───── Given records ─────
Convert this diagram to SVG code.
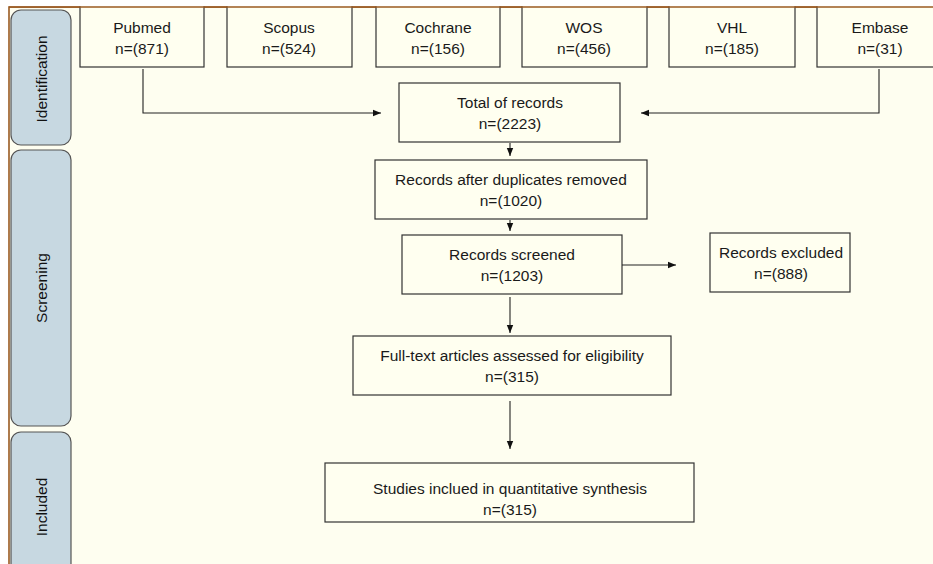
<svg xmlns="http://www.w3.org/2000/svg" width="933" height="564" viewBox="0 0 933 564">
<defs>
<marker id="ah" viewBox="0 0 8 8" refX="8" refY="4" markerWidth="8" markerHeight="8" markerUnits="userSpaceOnUse" orient="auto">
<path d="M0,0.8 L8,4 L0,7.2 z" fill="#111"/>
</marker>
</defs>
<style>
.box{fill:#FFFFF0;stroke:#333;stroke-width:1.2}
.side{fill:#C7D8E1;stroke:#555;stroke-width:1.2}
.t{font-family:"Liberation Sans",Arial,sans-serif;font-size:15.5px;fill:#1a1a1a;text-anchor:middle}
.s{font-family:"Liberation Sans",Arial,sans-serif;font-size:15.5px;fill:#111;text-anchor:middle}
.c{fill:none;stroke:#222;stroke-width:1.1}
</style>
<rect x="0" y="0" width="933" height="564" fill="#FFFFFF"/>
<rect x="9" y="7" width="930" height="560" fill="#FEFEF0" stroke="#9A5A22" stroke-width="1.6"/>
<g id="identification">
<rect class="side" x="11" y="10" width="60" height="135" rx="10"/>
<text class="s" transform="translate(47,79) rotate(-90)">Identification</text>
</g>
<g id="screening">
<rect class="side" x="11" y="150" width="60" height="276" rx="10"/>
<text class="s" transform="translate(47,288) rotate(-90)">Screening</text>
</g>
<g id="included">
<rect class="side" x="11" y="432" width="60" height="150" rx="10"/>
<text class="s" transform="translate(47,507) rotate(-90)">Included</text>
</g>
<g id="pubmed"><rect class="box" x="80" y="5" width="124" height="62"/><text class="t" x="142" y="33">Pubmed</text><text class="t" x="142" y="54">n=(871)</text></g>
<g id="scopus"><rect class="box" x="227" y="5" width="125" height="62"/><text class="t" x="289" y="33">Scopus</text><text class="t" x="289" y="54">n=(524)</text></g>
<g id="cochrane"><rect class="box" x="376" y="5" width="124" height="62"/><text class="t" x="438" y="33">Cochrane</text><text class="t" x="438" y="54">n=(156)</text></g>
<g id="wos"><rect class="box" x="522" y="5" width="125" height="62"/><text class="t" x="584" y="33">WOS</text><text class="t" x="584" y="54">n=(456)</text></g>
<g id="vhl"><rect class="box" x="669" y="5" width="126" height="62"/><text class="t" x="732" y="33">VHL</text><text class="t" x="732" y="54">n=(185)</text></g>
<g id="embase"><rect class="box" x="817" y="5" width="130" height="62"/><text class="t" x="880" y="33">Embase</text><text class="t" x="880" y="54">n=(31)</text></g>
<rect x="9" y="0" width="924" height="6.2" fill="#FFFFFF"/>
<line x1="9" y1="7" x2="933" y2="7" stroke="#9A5A22" stroke-width="1.6"/>
<g id="total"><rect class="box" x="399" y="83" width="221" height="59"/><text class="t" x="510" y="108">Total of records</text><text class="t" x="510" y="129">n=(2223)</text></g>
<g id="duplicates"><rect class="box" x="375" y="160" width="272" height="59"/><text class="t" x="511" y="185">Records after duplicates removed</text><text class="t" x="511" y="206">n=(1020)</text></g>
<g id="screened"><rect class="box" x="402" y="235" width="220" height="59"/><text class="t" x="512" y="260">Records screened</text><text class="t" x="512" y="281">n=(1203)</text></g>
<g id="excluded"><rect class="box" x="710" y="233" width="140" height="59"/><text class="t" x="781" y="258">Records excluded</text><text class="t" x="781" y="279">n=(888)</text></g>
<g id="fulltext"><rect class="box" x="353" y="336" width="318" height="59"/><text class="t" x="512" y="361">Full-text articles assessed for eligibility</text><text class="t" x="512" y="382">n=(315)</text></g>
<g id="studies"><rect class="box" x="325" y="463" width="369" height="59"/><text class="t" x="510" y="494">Studies inclued in quantitative synthesis</text><text class="t" x="510" y="515">n=(315)</text></g>
<g id="connectors">
<path class="c" d="M143,69 V113 H381" marker-end="url(#ah)"/>
<path class="c" d="M879,69 V113 H641" marker-end="url(#ah)"/>
<path class="c" d="M510,143 V156" marker-end="url(#ah)"/>
<path class="c" d="M510,220 V231" marker-end="url(#ah)"/>
<path class="c" d="M622,265 H676" marker-end="url(#ah)"/>
<path class="c" d="M510,297 V333" marker-end="url(#ah)"/>
<path class="c" d="M510,401 V449" marker-end="url(#ah)"/>
</g>
</svg>
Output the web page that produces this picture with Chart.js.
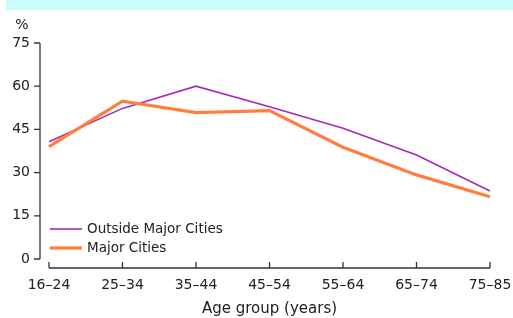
─────
→ **Set exercise**
Repeat the preceding records precisely, and leave every picture out of the copy.

→ **Answer to the task**
Convert this diagram to SVG code.
<svg xmlns="http://www.w3.org/2000/svg" width="933" height="564" viewBox="0 0 933 564">
<defs>
<marker id="ah" viewBox="0 0 8 8" refX="8" refY="4" markerWidth="8" markerHeight="8" markerUnits="userSpaceOnUse" orient="auto">
<path d="M0,0.8 L8,4 L0,7.2 z" fill="#111"/>
</marker>
</defs>
<style>
.box{fill:#FFFFF0;stroke:#333;stroke-width:1.2}
.side{fill:#C7D8E1;stroke:#555;stroke-width:1.2}
.t{font-family:"Liberation Sans",Arial,sans-serif;font-size:15.5px;fill:#1a1a1a;text-anchor:middle}
.s{font-family:"Liberation Sans",Arial,sans-serif;font-size:15.5px;fill:#111;text-anchor:middle}
.c{fill:none;stroke:#222;stroke-width:1.1}
</style>
<rect x="0" y="0" width="933" height="564" fill="#FFFFFF"/>
<rect x="9" y="7" width="930" height="560" fill="#FEFEF0" stroke="#9A5A22" stroke-width="1.6"/>
<g id="identification">
<rect class="side" x="11" y="10" width="60" height="135" rx="10"/>
<text class="s" transform="translate(47,79) rotate(-90)">Identification</text>
</g>
<g id="screening">
<rect class="side" x="11" y="150" width="60" height="276" rx="10"/>
<text class="s" transform="translate(47,288) rotate(-90)">Screening</text>
</g>
<g id="included">
<rect class="side" x="11" y="432" width="60" height="150" rx="10"/>
<text class="s" transform="translate(47,507) rotate(-90)">Included</text>
</g>
<g id="pubmed"><rect class="box" x="80" y="5" width="124" height="62"/><text class="t" x="142" y="33">Pubmed</text><text class="t" x="142" y="54">n=(871)</text></g>
<g id="scopus"><rect class="box" x="227" y="5" width="125" height="62"/><text class="t" x="289" y="33">Scopus</text><text class="t" x="289" y="54">n=(524)</text></g>
<g id="cochrane"><rect class="box" x="376" y="5" width="124" height="62"/><text class="t" x="438" y="33">Cochrane</text><text class="t" x="438" y="54">n=(156)</text></g>
<g id="wos"><rect class="box" x="522" y="5" width="125" height="62"/><text class="t" x="584" y="33">WOS</text><text class="t" x="584" y="54">n=(456)</text></g>
<g id="vhl"><rect class="box" x="669" y="5" width="126" height="62"/><text class="t" x="732" y="33">VHL</text><text class="t" x="732" y="54">n=(185)</text></g>
<g id="embase"><rect class="box" x="817" y="5" width="130" height="62"/><text class="t" x="880" y="33">Embase</text><text class="t" x="880" y="54">n=(31)</text></g>
<rect x="9" y="0" width="924" height="6.2" fill="#FFFFFF"/>
<line x1="9" y1="7" x2="933" y2="7" stroke="#9A5A22" stroke-width="1.6"/>
<g id="total"><rect class="box" x="399" y="83" width="221" height="59"/><text class="t" x="510" y="108">Total of records</text><text class="t" x="510" y="129">n=(2223)</text></g>
<g id="duplicates"><rect class="box" x="375" y="160" width="272" height="59"/><text class="t" x="511" y="185">Records after duplicates removed</text><text class="t" x="511" y="206">n=(1020)</text></g>
<g id="screened"><rect class="box" x="402" y="235" width="220" height="59"/><text class="t" x="512" y="260">Records screened</text><text class="t" x="512" y="281">n=(1203)</text></g>
<g id="excluded"><rect class="box" x="710" y="233" width="140" height="59"/><text class="t" x="781" y="258">Records excluded</text><text class="t" x="781" y="279">n=(888)</text></g>
<g id="fulltext"><rect class="box" x="353" y="336" width="318" height="59"/><text class="t" x="512" y="361">Full-text articles assessed for eligibility</text><text class="t" x="512" y="382">n=(315)</text></g>
<g id="studies"><rect class="box" x="325" y="463" width="369" height="59"/><text class="t" x="510" y="494">Studies inclued in quantitative synthesis</text><text class="t" x="510" y="515">n=(315)</text></g>
<g id="connectors">
<path class="c" d="M143,69 V113 H381" marker-end="url(#ah)"/>
<path class="c" d="M879,69 V113 H641" marker-end="url(#ah)"/>
<path class="c" d="M510,143 V156" marker-end="url(#ah)"/>
<path class="c" d="M510,220 V231" marker-end="url(#ah)"/>
<path class="c" d="M622,265 H676" marker-end="url(#ah)"/>
<path class="c" d="M510,297 V333" marker-end="url(#ah)"/>
<path class="c" d="M510,401 V449" marker-end="url(#ah)"/>
</g>
</svg>
Output the web page that produces this picture with Chart.js.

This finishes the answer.